Along with many others, I spent much of the last two weeks watching the Olympics in Paris. There were so many interesting and compelling events and athletes. Yet it was the last athlete in the last event that touched and inspired millions of viewers in an unexpected way. Kinzang Lhamo was one of only three athletes from Bhutan and the only woman on that team. She was the last one to finish the women’s marathon coming in almost an hour after the next to last finisher and nearly an hour and a half behind the winner. She struggled along the way, alternating between running and walking the 26.2 mile course that many described as “brutal.” Her persistence evoked amazing responses from people who lined the course as well as those in the stands at the finish line. In a spontaneous gestures of support and encouragement, some people began to run or bike along side of her offering words and signs of encouragement along the final stretch of the course. As she finally approached the finish line, people in the stands cheered and clapped as they gave her a standing ovation. Kinzang Lhamo’s reminded us that persistence in the face of struggle is a power that ennobles our common humanity. When I saw the video of this amazing scene, the Biblical words of Hebrews 11:39 – 12:1 came to mind. The author was not referring to the Olympic marathon but to the generational “marathon” of people who persisted in their faith even when the finish line was not in sight. The author calls us to that same kind of faith and perseverance:

These were all commended for their faith, yet none of them received what had been promised, since God had planned something better for us so that only together with us would they be made perfect.

Therefore, since we are surrounded by such a great cloud of witnesses, let us throw off everything that hinders and the sin that so easily entangles.
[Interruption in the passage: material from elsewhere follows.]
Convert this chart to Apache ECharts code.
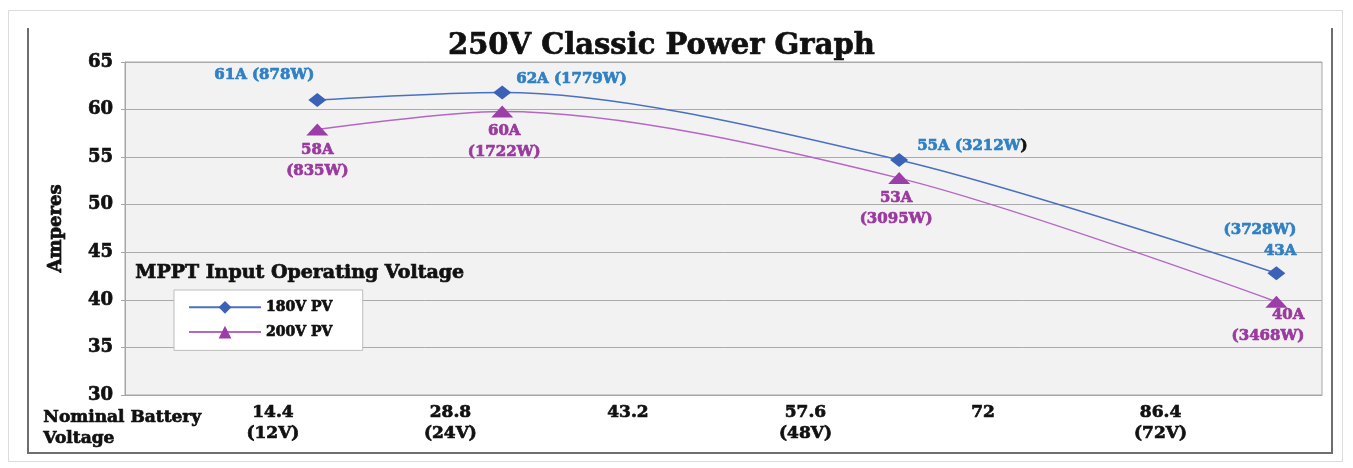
<!DOCTYPE html>
<html>
<head>
<meta charset="utf-8">
<script src="https://cdn.jsdelivr.net/npm/echarts@6/dist/echarts.min.js"></script>
<style>
html,body{margin:0;padding:0;background:#fff;}
#c{width:1353px;height:468px;}
</style>
</head>
<body>
<div id="c"></div>
<script>
// ---- data ----
const xVoltage = [18.0, 33.0, 65.2, 95.8];
const amps180 = [61.0, 61.8, 54.7, 42.8];
const amps200 = [57.9, 59.8, 52.8, 39.8];
const labels180 = ['61A (878W)', '62A (1779W)', '55A (3212W)', '(3728W)\n43A'];
const labels200 = ['58A\n(835W)', '60A\n(1722W)', '53A\n(3095W)', '40A\n(3468W)'];
const xTickValues = [14.4, 28.8, 43.2, 57.6, 72, 86.4];
const xTickLabels = ['14.4\n(12V)', '28.8\n(24V)', '43.2', '57.6\n(48V)', '72', '86.4\n(72V)'];
const seriesNames = ['180V PV', '200V PV'];

const FONT = '"DejaVu Serif", serif';
const BLUE_LINE = '#4b70c0', BLUE_MARK = '#3c62b8', BLUE_TEXT = '#2f80c4';
const PUR_LINE = '#b468c4', PUR_MARK = '#9c3ea8', PUR_TEXT = '#9a3a9e';
const HEAVY = 0.7;

const lab180 = [
  {position: 'top', offset: [-53, -2]},
  {position: 'right', offset: [0, -13]},
  {position: 'right', offset: [4, -14]},
  {position: 'top', align: 'right', offset: [20, 0]}
];
const lab200 = [
  {position: 'bottom', offset: [0, -1]},
  {position: 'bottom', offset: [2, -2]},
  {position: 'bottom', offset: [-3, -1]},
  {position: 'bottom', align: 'right', offset: [28, -8]}
];

function heavy(color) { return {textBorderColor: color, textBorderWidth: HEAVY}; }

const data180 = xVoltage.map((x, i) => ({
  value: [x, amps180[i]],
  label: Object.assign({
    show: true,
    formatter: i === 2 ? '{a|' + labels180[i].slice(0, -1) + '}{k|' + labels180[i].slice(-1) + '}' : labels180[i],
    color: BLUE_TEXT,
    textBorderColor: BLUE_TEXT, textBorderWidth: HEAVY,
    rich: {
      a: Object.assign({color: BLUE_TEXT, fontFamily: FONT, fontWeight: 'bold', fontSize: 15}, heavy(BLUE_TEXT)),
      k: Object.assign({color: '#111', fontFamily: FONT, fontWeight: 'bold', fontSize: 15}, heavy('#111'))
    }
  }, lab180[i])
}));
const data200 = xVoltage.map((x, i) => ({
  value: [x, amps200[i]],
  label: Object.assign({show: true, formatter: labels200[i], color: PUR_TEXT, textBorderColor: PUR_TEXT, textBorderWidth: HEAVY}, lab200[i])
}));

const chart = echarts.init(document.getElementById('c'), null, {renderer: 'canvas'});
chart.setOption({
  backgroundColor: '#ffffff',
  animation: false,
  title: {
    text: '250V Classic Power Graph',
    left: 443, top: 27,
    textStyle: Object.assign({fontFamily: FONT, fontWeight: 'bold', fontSize: 29, color: '#111'}, heavy('#111'))
  },
  grid: {
    left: 125, top: 62, right: 31, bottom: 73,
    show: true, backgroundColor: '#f2f2f2', borderColor: '#a6a6a6', borderWidth: 1
  },
  legend: {
    orient: 'vertical',
    left: 174, top: 290,
    data: seriesNames,
    backgroundColor: '#ffffff',
    borderColor: '#bdbdbd', borderWidth: 1,
    padding: [10, 30, 11, 14],
    itemWidth: 72, itemHeight: 16, itemGap: 10,
    textStyle: Object.assign({fontFamily: FONT, fontWeight: 'bold', fontSize: 14, color: '#111'}, heavy('#111'))
  },
  xAxis: {
    type: 'value',
    min: 2.4, max: 99.5,
    axisLine: {show: true, lineStyle: {color: '#a6a6a6'}},
    axisTick: {show: false},
    splitLine: {show: false},
    axisLabel: Object.assign({
      customValues: xTickValues,
      formatter: function (v) {
        for (let i = 0; i < xTickValues.length; i++) if (Math.abs(v - xTickValues[i]) < 1e-6) return xTickLabels[i];
        return '';
      },
      margin: 7,
      fontFamily: FONT, fontWeight: 'bold', fontSize: 17, color: '#111', lineHeight: 21
    }, heavy('#111'))
  },
  yAxis: {
    type: 'value',
    min: 30, max: 65, interval: 5,
    name: 'Amperes',
    nameLocation: 'middle', nameGap: 60, nameRotate: 90,
    nameTextStyle: Object.assign({fontFamily: FONT, fontWeight: 'bold', fontSize: 18, color: '#111'}, heavy('#111')),
    axisLine: {show: true, lineStyle: {color: '#a6a6a6'}},
    axisTick: {show: true, length: 4, lineStyle: {color: '#a6a6a6'}},
    splitLine: {show: true, lineStyle: {color: '#ababab', width: 1}},
    axisLabel: Object.assign({margin: 12, fontFamily: FONT, fontWeight: 'bold', fontSize: 18, color: '#111'}, heavy('#111'))
  },
  series: [
    {
      name: seriesNames[0], type: 'line', smooth: 0.3,
      symbol: 'diamond', symbolSize: [18, 14],
      lineStyle: {color: BLUE_LINE, width: 1.6},
      itemStyle: {color: BLUE_MARK},
      label: {fontFamily: FONT, fontWeight: 'bold', fontSize: 15, lineHeight: 21},
      data: data180, z: 3
    },
    {
      name: seriesNames[1], type: 'line', smooth: 0.3,
      symbol: 'triangle', symbolSize: [22, 12],
      lineStyle: {color: PUR_LINE, width: 1.4},
      itemStyle: {color: PUR_MARK},
      label: {fontFamily: FONT, fontWeight: 'bold', fontSize: 15, lineHeight: 21},
      data: data200, z: 2
    }
  ],
  graphic: [
    {type: 'rect', silent: true, z: -10, shape: {x: 8.5, y: 10.5, width: 1334, height: 451},
     style: {fill: 'none', stroke: '#dcdcdc', lineWidth: 1}},
    {type: 'polyline', silent: true, z: 10, shape: {points: [[28, 28], [28, 453], [1332, 453], [1332, 28]]},
     style: {fill: 'none', stroke: '#6e6e6e', lineWidth: 2}},
    {type: 'text', silent: true, z: 10, left: 135, top: 263,
     style: {text: 'MPPT Input Operating Voltage', fontFamily: FONT, fontWeight: 'bold', fontSize: 19, fill: '#111', stroke: '#111', lineWidth: HEAVY}},
    {type: 'text', silent: true, z: 10, left: 43, top: 407,
     style: {text: 'Nominal Battery\nVoltage', fontFamily: FONT, fontWeight: 'bold', fontSize: 17, lineHeight: 21, fill: '#111', stroke: '#111', lineWidth: HEAVY}}
  ]
});
</script>
</body>
</html>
And let us run with perseverance the race marked out for us…

The power of perseverance is essential in the ongoing struggle of discipleship for racial justice. Learning the history of that struggle from enslavement, to Reconstruction, to Jim Crow segregation, to the modern Civil Rights Movement, to contemporary manifestations of systemic racism reveals that we are in a 400 year “marathon” with the finish line not yet in sight. Throughout this long history, there have been people of faith in each generation who persevered in the face of injustice, oppression, physical violence, and even death. They dared to believe and live the truth often quoted by Dr. King that “the moral arc of the universe is long but it bends toward justice.” As you watch the video posted below of the inspiring perseverance of Kinzang Lhamo in the Olympic marathon, take time to remember and give thanks for some of those who persevered in the struggle for racial justice that paved the way for us today. May we also commit ourselves to persevere in that part of the generational “marathon” of racial justice that has been handed on to us. God calls us not to be famous or even successful but to be faithful in our time.